Optimizing the Lexer

After running perf on rel_cli and collecting first measurements, I quickly identified a couple of slow methods within class Lexer: They were called a lot during lexing of the files and consumed significant runtime, due to their poor implementation (see 05915cb). Elimination of copies and using more tailored data structures already made an impact here.

Additionally, I reworked the overall data flow of the library (see 1bdb698). Before, all files were lexed first, and all tokens were stored in memory, which is not necessary at all. An improved workflow goes like this: Reading one file first, creating the tokens, and parsing them afterwards immediately. In this case, the tokens created can be deleted, before starting with the next file. This change alone had a significant impact on RAM consumption.

After the first iteration of optimizing the code, the new measurements looked like this:

Wall Time: 2min 47s
RAM Consumption: 2,7 GB

50% off! Sounds like a good start. There are always low-hanging fruits that can be grabbed easily.

Eliminating Redundant Copying of Data

During the next iteration, I had a look at duplicate data storage within the key data classes Token and the ones used in the AST. For example, in all objects of class Token, I stored a string containing the full filename, where the token originated from. Same applied for objects of type RdTypeInstance, which represent a single type instance from the requirements data. For projects consisting of more than 400k requirements, 400k times the size of a string containing a filename indeed makes an impact. I replaced all those occurrences with a pointer to the filename. This optimization, and removing other redundant data, further decreased RAM consumption to less than 1 GB (see 921705d). Impact on runtime was only minor though.

Wall Time: 2min 40s
RAM Consumption: 800 MB

Using Multiple Threads to Read and Parse Requirements Data

While testing different configurations and collecting data, I noticed that rel_cli was running on a single core only. Of course, it was a single-threaded application, without any code running in parallel, therefore why should it benefit from all cores available in the system?

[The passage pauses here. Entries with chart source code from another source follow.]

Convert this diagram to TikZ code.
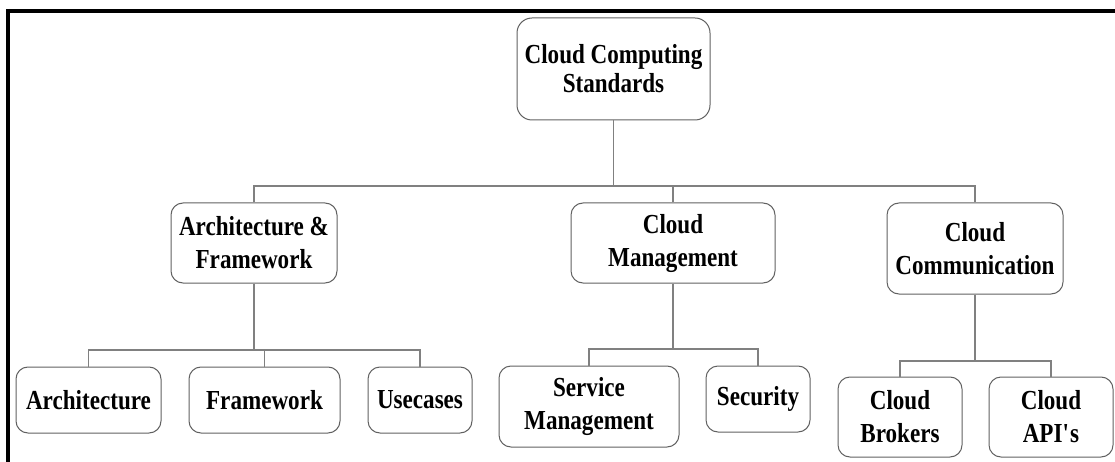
\documentclass[tikz,border=0pt]{standalone}
\usepackage{fontspec}
\setmainfont{Liberation Serif}[FakeStretch=0.84]
\usetikzlibrary{calc}
\begin{document}
\begin{tikzpicture}[x=1pt,y=-1pt,
  box/.style={draw=black!62, line width=1pt, rounded corners=12pt, fill=white,
    align=center, inner sep=0pt, text=black,
    font=\fontsize{27.5}{33}\selectfont\bfseries},
  link/.style={draw=black!50, line width=1.3pt}]
\useasboundingbox (0,0) rectangle (1115,462);
\clip (0,0) rectangle (1115,462);
\fill[white] (0,0) rectangle (1115,462);
% outer frame, running off the right and bottom edges
\draw[line width=4pt] (8,11) -- (1130,11);
\draw[line width=4pt] (8,9) -- (8,480);

% top level
\node[box, minimum width=193, minimum height=102, rounded corners=15pt,
  font=\fontsize{27.5}{29}\selectfont\bfseries] (root) at (613.5,69)
  {Cloud Computing\\Standards};

% second level
\node[box, minimum width=166, minimum height=80] (af) at (254,243) {Architecture \&\\Framework};
\node[box, minimum width=204, minimum height=80] (cm) at (673,243) {Cloud\\Management};
\node[box, minimum width=176, minimum height=91] (cc) at (975,248.5) {Cloud\\Communication};

% third level
\node[box, minimum width=145, minimum height=66] (arch) at (88.5,400) {Architecture};
\node[box, minimum width=151, minimum height=66] (fw) at (264.5,400) {Framework};
\node[box, minimum width=104, minimum height=66] (uc) at (420,400) {Usecases};
\node[box, minimum width=180, minimum height=81] (sm) at (589,406.5) {Service\\Management};
\node[box, minimum width=104, minimum height=66] (sec) at (758,399) {Security};
\node[box, minimum width=124, minimum height=80] (cb) at (900,417) {Cloud\\Brokers};
\node[box, minimum width=124, minimum height=80] (api) at (1051,417) {Cloud\\API\textquotesingle s};

% bus junctions
\coordinate (j0) at (613.5,186);
\coordinate (j1) at (254,350);
\coordinate (j2) at (673,349);
\coordinate (j3) at (975,361);

% connectors
\draw[link] (root.south) -- (j0);
\draw[link] (af.north) |- (j0) -| (cc.north);
\draw[link] (cm.north) -- (cm.north |- j0);

\draw[link] (af.south) -- (j1);
\draw[link] (arch.north) |- (j1) -| (uc.north);
\draw[link] (fw.north) -- (fw.north |- j1);

\draw[link] (cm.south) -- (j2);
\draw[link] (sm.north) |- (j2) -| (sec.north);

\draw[link] (cc.south) -- (j3);
\draw[link] (cb.north) |- (j3) -| (api.north);
\end{tikzpicture}
\end{document}
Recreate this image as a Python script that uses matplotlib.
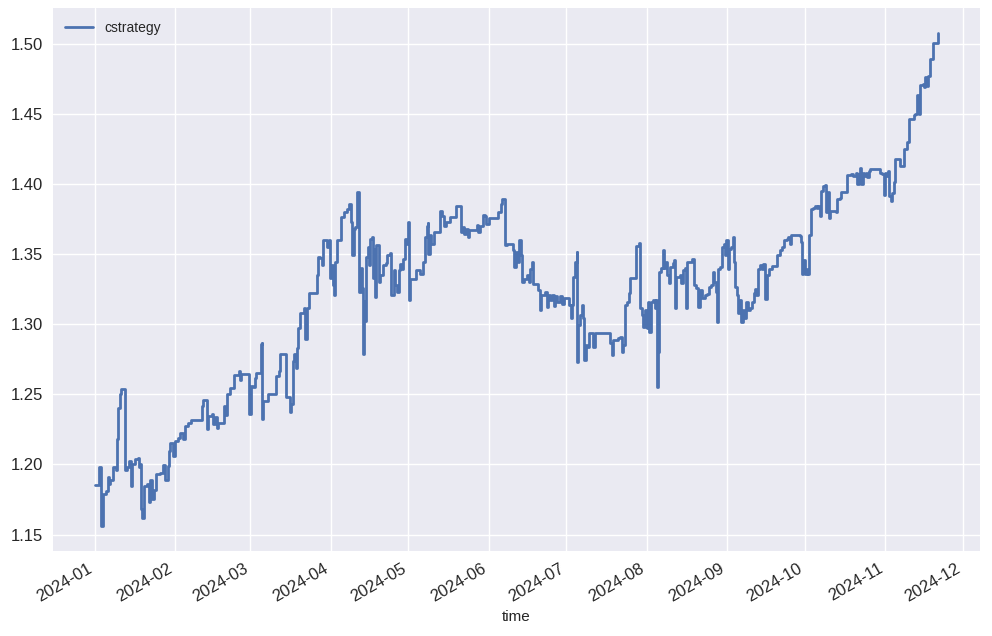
import matplotlib
matplotlib.use("Agg")
import matplotlib.pyplot as plt
import matplotlib.dates as mdates
import pandas as pd

plt.style.use("seaborn-v0_8")

# (days since 2024-01-01, cstrategy value)
jan_feb = [
    (0, 1.185), (1.8, 1.198), (2.4, 1.156), (3.0, 1.1786), (4.3, 1.181), (5.0, 1.191),
    (5.6, 1.186), (6.0, 1.189), (7.2, 1.198), (8.1, 1.196), (8.5, 1.218), (9.1, 1.2405),
    (9.7, 1.250), (10.3, 1.254), (11.7, 1.196), (12.3, 1.198), (13.2, 1.2024),
    (13.8, 1.1845), (14.2, 1.200), (15.5, 1.2036), (16.5, 1.2048), (17.0, 1.198),
    (17.6, 1.200), (17.8, 1.168), (18.4, 1.162), (18.9, 1.1845), (20.3, 1.186),
    (20.8, 1.173), (21.5, 1.189), (22.1, 1.175), (22.7, 1.182), (23.7, 1.193),
    (25.0, 1.194), (26.3, 1.1995), (27.3, 1.189), (28.2, 1.199), (28.6, 1.2095),
    (29.2, 1.2155), (30.1, 1.206), (31.0, 1.2167), (32.0, 1.219), (33.0, 1.2226),
    (33.9, 1.218), (34.8, 1.2274), (35.8, 1.2298), (37.0, 1.2314), (41.3, 1.2417),
    (41.9, 1.2457), (43.2, 1.225), (43.7, 1.2345), (45.3, 1.236), (45.7, 1.2286),
    (46.3, 1.2338), (47.2, 1.2262), (47.6, 1.2298), (49.8, 1.2417), (50.4, 1.2352),
    (51.0, 1.250), (52.0, 1.2548), (53.6, 1.2638), (55.5, 1.2667), (55.9, 1.2600),
    (56.4, 1.2644),
]
mar_apr = [
    (59.5, 1.236), (60.1, 1.256), (61.0, 1.255), (61.7, 1.262), (62.3, 1.265),
    (64.2, 1.2856), (64.6, 1.2868), (64.7, 1.2325), (65.1, 1.2455), (66.8, 1.250),
    (70.0, 1.263), (71.0, 1.2667), (71.5, 1.2785), (73.8, 1.2479), (75.3, 1.2373),
    (75.6, 1.243), (76.3, 1.2738), (77.0, 1.2785), (77.6, 1.269), (78.2, 1.2833),
    (78.6, 1.2974), (79.1, 1.308), (80.8, 1.3116), (81.2, 1.2892), (81.7, 1.3116),
    (82.5, 1.3127), (82.7, 1.3226), (85.8, 1.3351), (86.3, 1.348), (86.9, 1.347),
    (87.6, 1.3422), (88.2, 1.3599), (89.7, 1.3552), (90.3, 1.3599), (90.6, 1.3328),
    (91.2, 1.3422), (91.9, 1.3281), (92.3, 1.321), (92.7, 1.3446), (93.3, 1.3458),
    (93.6, 1.3599), (95.0, 1.3764), (96.1, 1.3804), (97.4, 1.3823), (98.0, 1.3858),
    (98.7, 1.3729), (99.3, 1.3493), (99.9, 1.3682), (100.6, 1.3693), (101.2, 1.3941),
    (102.1, 1.3233), (102.6, 1.3399), (103.1, 1.3257), (103.5, 1.2785),
    (103.9, 1.3163), (104.4, 1.3021), (104.8, 1.3481), (105.4, 1.3552),
    (105.7, 1.3422), (106.3, 1.361), (107.0, 1.3623), (107.3, 1.3328),
    (107.6, 1.354), (108.2, 1.3198), (108.6, 1.3564), (109.5, 1.3304),
    (110.2, 1.3351), (111.2, 1.3422), (112.4, 1.3434), (112.8, 1.3498),
    (114.0, 1.3512), (114.4, 1.321), (115.3, 1.3387), (115.9, 1.328),
    (116.6, 1.3232), (117.2, 1.3385), (117.8, 1.3433), (118.5, 1.3397),
    (119.1, 1.3468), (119.7, 1.361), (120.5, 1.3574),
]
may_jun = [
    (121.0, 1.3733), (121.3, 1.3173), (121.6, 1.3326), (123.8, 1.3385),
    (125.4, 1.3362), (126.7, 1.3444), (127.4, 1.3622), (128.0, 1.3704),
    (128.4, 1.3723), (128.6, 1.3504), (129.3, 1.3634), (129.9, 1.3574),
    (130.9, 1.3662), (133.3, 1.3811), (133.9, 1.3775), (134.7, 1.3704),
    (135.6, 1.3728), (136.9, 1.3768), (139.4, 1.3842), (141.3, 1.3657),
    (141.9, 1.3693), (142.6, 1.3645), (143.2, 1.3681), (143.9, 1.3622),
    (144.5, 1.3676), (147.4, 1.3709), (147.9, 1.3657), (148.7, 1.3704),
    (149.6, 1.378), (150.5, 1.3775), (151.0, 1.3716), (152.1, 1.3757),
    (155.7, 1.3799), (156.6, 1.3858), (157.3, 1.3894), (158.2, 1.3563),
    (159.1, 1.3574), (161.4, 1.3527), (161.9, 1.3409), (162.7, 1.3515),
    (163.2, 1.3444), (163.8, 1.3598), (164.4, 1.3492), (164.8, 1.3303),
    (165.5, 1.3326), (166.7, 1.335), (167.4, 1.3303), (168.0, 1.3397),
    (168.6, 1.3444), (169.0, 1.3291), (171.2, 1.3243), (171.8, 1.3102),
    (172.2, 1.3208), (173.7, 1.3232), (174.4, 1.3125), (175.0, 1.3208),
    (175.6, 1.3174), (176.3, 1.321), (177.2, 1.3133), (177.6, 1.3205),
    (178.5, 1.3162), (179.4, 1.3205), (180.2, 1.3143), (181.1, 1.319),
]
jul_aug = [
    (182.4, 1.3186), (183.0, 1.3138), (183.7, 1.3043), (184.1, 1.3138),
    (184.6, 1.334), (185.4, 1.3448), (185.9, 1.3514), (186.0, 1.2733),
    (186.6, 1.2995), (187.3, 1.3067), (187.9, 1.3138), (188.5, 1.3043),
    (188.8, 1.2745), (189.5, 1.2852), (190.1, 1.284), (190.8, 1.2936),
    (192.4, 1.284), (192.9, 1.2936), (198.8, 1.2864), (199.5, 1.2781),
    (200.1, 1.2888), (201.7, 1.290), (202.6, 1.2912), (203.3, 1.2805),
    (203.9, 1.2852), (204.7, 1.3138), (205.4, 1.3162), (206.0, 1.3221),
    (206.5, 1.3329), (208.8, 1.3562), (209.8, 1.3579), (210.4, 1.3114),
    (211.1, 1.3067), (211.7, 1.2983), (212.4, 1.3102), (213.0, 1.2971),
    (213.6, 1.3162), (214.0, 1.2948), (214.6, 1.3162), (215.3, 1.3174),
    (216.0, 1.3114), (216.6, 1.3174), (217.0, 1.2555), (217.3, 1.2805),
    (217.6, 1.3376), (218.5, 1.340), (219.2, 1.3531), (219.8, 1.340),
    (220.2, 1.3448), (220.7, 1.3352), (221.5, 1.3293), (222.0, 1.3412),
    (223.0, 1.3436), (223.4, 1.346), (223.8, 1.3114), (224.3, 1.334),
    (225.6, 1.3352), (226.3, 1.3293), (226.9, 1.3388), (227.6, 1.340),
    (228.0, 1.3114), (228.5, 1.3448), (230.5, 1.3467), (231.0, 1.3281),
    (232.0, 1.3257), (232.7, 1.3126), (233.4, 1.3245), (234.4, 1.3186),
    (235.3, 1.321), (236.3, 1.3213), (236.9, 1.3267), (237.9, 1.3279),
    (238.5, 1.3373), (239.1, 1.3303), (239.5, 1.3232), (239.9, 1.3014),
    (240.4, 1.3397), (241.2, 1.3409), (242.1, 1.3551), (242.7, 1.3574),
    (243.0, 1.3492), (243.7, 1.3598),
]
sep_oct = [
    (244.3, 1.3397), (244.6, 1.3539), (245.5, 1.3551), (246.3, 1.3622),
    (246.8, 1.3444), (247.2, 1.3267), (247.8, 1.3208), (248.2, 1.3078),
    (248.7, 1.3173), (249.4, 1.3019), (250.0, 1.3102), (250.6, 1.3043),
    (251.4, 1.3156), (252.0, 1.3102), (252.9, 1.3118), (253.6, 1.3161),
    (254.3, 1.322), (254.9, 1.3255), (255.2, 1.3208), (255.7, 1.3397),
    (256.8, 1.3421), (257.4, 1.3397), (258.0, 1.3433), (258.7, 1.3184),
    (259.4, 1.335), (260.0, 1.3397), (261.2, 1.3416), (263.4, 1.3492),
    (264.4, 1.3527), (265.1, 1.3551), (266.0, 1.3598), (267.0, 1.361),
    (267.6, 1.3622), (268.2, 1.3574), (268.5, 1.3634), (270.2, 1.3638),
    (272.1, 1.3629), (272.5, 1.3586), (272.9, 1.3362), (273.4, 1.3456),
    (274.0, 1.3362), (274.7, 1.3397), (275.3, 1.3362), (275.7, 1.3634),
    (276.2, 1.3823), (277.2, 1.3827), (277.8, 1.3846), (278.5, 1.3827),
    (279.1, 1.3846), (279.8, 1.3775), (280.0, 1.3953), (280.8, 1.3988),
    (281.7, 1.3993), (282.0, 1.3965), (282.3, 1.3799), (282.7, 1.3941),
    (283.2, 1.3757), (283.8, 1.3811), (285.9, 1.3799), (286.4, 1.3894),
    (287.4, 1.3898), (287.8, 1.3941), (289.7, 1.3946), (290.2, 1.4066),
    (291.9, 1.4071), (292.6, 1.4059), (293.8, 1.4083), (294.2, 1.400),
    (294.7, 1.4071), (295.3, 1.4118), (295.7, 1.400), (296.3, 1.4083),
    (296.7, 1.406), (297.6, 1.4083), (298.0, 1.4048), (298.6, 1.4095),
    (299.2, 1.4107), (302.7, 1.4107), (303.1, 1.4083), (303.8, 1.4071),
    (304.4, 1.3921),
]
nov = [
    (304.8, 1.4083), (305.3, 1.406), (306.0, 1.4095), (306.5, 1.3917),
    (307.0, 1.3881), (307.6, 1.394), (308.3, 1.4012), (308.6, 1.4179),
    (310.7, 1.4126), (312.4, 1.425), (313.3, 1.4298), (314.3, 1.4464),
    (315.9, 1.4493), (316.5, 1.450), (317.1, 1.4636), (318.0, 1.450),
    (318.3, 1.471), (319.7, 1.4714), (320.0, 1.469), (320.3, 1.4762),
    (320.9, 1.4702), (321.3, 1.4774), (322.2, 1.4893), (323.3, 1.5007),
    (325.3, 1.5079),
]

points = jan_feb + mar_apr + may_jun + jul_aug + sep_oct + nov
days = [p[0] for p in points]
cstrategy = [p[1] for p in points]
time = pd.Timestamp("2024-01-01") + pd.to_timedelta(days, unit="D")

fig, ax = plt.subplots(figsize=(9.92, 6.36), dpi=100)
ax.plot(time, cstrategy, drawstyle="steps-post", color="#4C72B0", lw=2.0, label="cstrategy")
ax.xaxis.set_major_locator(mdates.MonthLocator())
ax.xaxis.set_major_formatter(mdates.DateFormatter("%Y-%m"))
ax.set_xlabel("time")
ax.tick_params(labelsize=12)
ax.legend(loc="upper left")
fig.autofmt_xdate()
fig.subplots_adjust(left=0.053, right=0.988, top=0.987, bottom=0.134)
fig.savefig("out.png")
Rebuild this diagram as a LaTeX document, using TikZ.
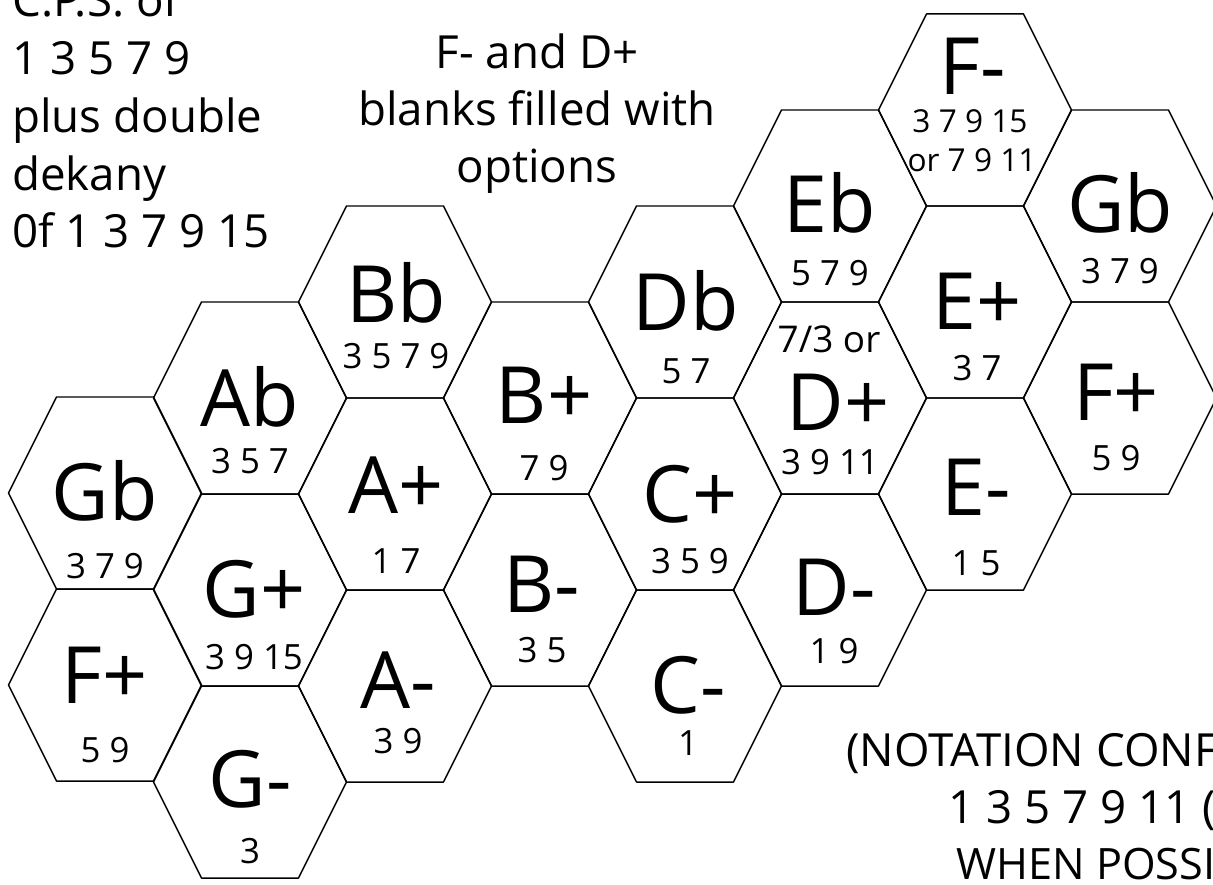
\documentclass[tikz,border=0pt]{standalone}
\usepackage{fontspec}
\setmainfont{Open Sans}
\begin{document}
\begin{tikzpicture}[x=0.02cm, y=-0.02cm,
  cell/.style={draw=black, line width=0.85pt, line join=round},
  chord/.style={anchor=base, inner sep=0pt, font=\fontsize{45}{50}\selectfont},
  nums/.style={anchor=base, inner sep=0pt, font=\fontsize{19.8}{22}\selectfont},
  note/.style={inner sep=0pt, font=\fontsize{26}{31}\selectfont}]
\useasboundingbox (0,0) rectangle (1213,885);
\foreach \cx/\cy in {105/493, 105/685, 250/398, 250/590, 250/782, 395/302, 395/494, 395/686,
                     540/398, 540/590, 685/302, 685/494, 685/686, 830/206, 830/398, 830/590,
                     975/110, 975/302, 975/494, 1120/206, 1120/398}
  \draw[cell, shift={(\cx,\cy)}] (-96.5,0) -- (-48.5,-96) -- (48.5,-96) -- (96.5,0) -- (48.5,96) -- (-48.5,96) -- cycle;
\foreach \n/\cx/\cy/\lab/\ly/\num/\ny in {gbl/105/493/Gb/27/3 7 9/85, fpl/105/685/F+/18/5 9/77,
    ab/250/398/Ab/28/3 5 7/75, gp/254/590/G+/27/3 9 15/79, gm/250/782/G-/25/3/81,
    bb/396/302/Bb/20/3 5 7 9/66, ap/396/494/A+/19/1 7/79, am/398/686/A-/22/3 9/67,
    bp/544/398/B+/25/7 9/82, bm/542/590/B-/22/3 5/72,
    db/686/302/Db/28/5 7/81, cp/690/494/C+/28/3 5 9/79, cm/688/686/C-/27/1/69,
    eb/830/206/Eb/27/5 7 9/79, dm/834/590/D-/25/1 9/73,
    ep/977/302/E+/27/3 7/78, em/976/494/E-/21/1 5/81,
    gbr/1120/206/Gb/27/3 7 9/77, fpr/1116/398/F+/22/5 9/72}{
  \node[chord] (\n) at (\cx,\cy+\ly) {\lab};
  \node[nums] (n\n) at (\cx,\cy+\ny) {\num};
}
\node[nums, font=\fontsize{21}{24}\selectfont] (dpopt) at (829,352) {7/3 or};
\node[chord] (dp) at (838,430) {D+};
\node[nums] (ndp) at (830,474) {3 9 11};
\node[chord] (fm) at (973,95) {F-};
\node[nums, font=\fontsize{18}{20}\selectfont] (nfm) at (970,133) {3 7 9 15};
\node[nums, font=\fontsize{18}{20}\selectfont] (nfmb) at (972,172) {or 7 9 11};
\foreach \t [count=\i] in {C.P.S. of, 1 3 5 7 9, plus double, dekany, 0f 1 3 7 9 15}
  \node[note, anchor=base west] (cps\i) at (12,{17+57.75*(\i-1)}) {\t};
\foreach \t [count=\i] in {F- and D+, blanks filled with, options}
  \node[note, anchor=base] (blank\i) at (537,{69+57*(\i-1)}) {\t};
\node[note, anchor=base west] (notation1) at (846,766) {(NOTATION CONF};
\node[note, anchor=base west] (notation2) at (948,823) {1 3 5 7 9 11 (};
\node[note, anchor=base west, font=\fontsize{24.6}{30}\selectfont] (notation3) at (956,879) {WHEN POSSI};
\end{tikzpicture}
\end{document}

Therefore I made some experiments to parallelize the library: A thread shall be created for every file, which lexes and parses the file and stores the resulting AST elements within the central data structure (see b18f807). In C++17, spawning multiple threads is quite straightforward. I defined a function closure, which handles a single file. Additionally, to avoid race conditions, I introduced mutexes in RdParser, whenever shared data sources are updated. The results were quite whopping: Wall time went further down to nearly one minute only, another improvement by more than 60% compared to the last iteration. But of course, there is no free lunch: Memory consumption increased again significantly, of course, multiple threads in memory means that N files are processed in parallel and the resulting tokens have to be kept in RAM.

Wall Time: 1min 01s
RAM Consumption: 2,4 GB

In REL’s CI validation on Github, that is fortunately based on way more powerful IT compared to my VM, the performance metrics can be seen, too. There the validation of the huge test project went down from approx. 1 minute runtime to less than 20s. With this result, I consider requirement perf1 as fulfilled!


To sum up, optimizing C++ code brings tremendous improvements in terms of resource consumptions. It is definitely worth it to spend this effort, because fast software is way more user friendly compared to slow execution times and is a real business value.

Especially for a tool like REL, which is used by individual users as well as during CI validation, the business value is significant: For the user, optimized code for both RAM and runtime increases productivity and also enables users on “slow” machines, for example virtual machines, to use the tools without frustration. In corporations, where Windows is the dominant operating system, lots of people use Linux via virtual desktop or virtual machine, therefore this environment is a relevant use case. In CI, every second that is saved pays into the overall goal of fast iteration cycles and may helps to reduce cost for the cloud.

I am still playing around for further optimization. Due to the comprehensive test coverage of REL, introducing further changes imposes a very low risk to break something fundamental. I am still wondering if there is a sweet spot between the number of threads, CPU cores available and the corresponding RAM usage. And I would like to try out if mapping the whole file in memory first may introduce another speed gain.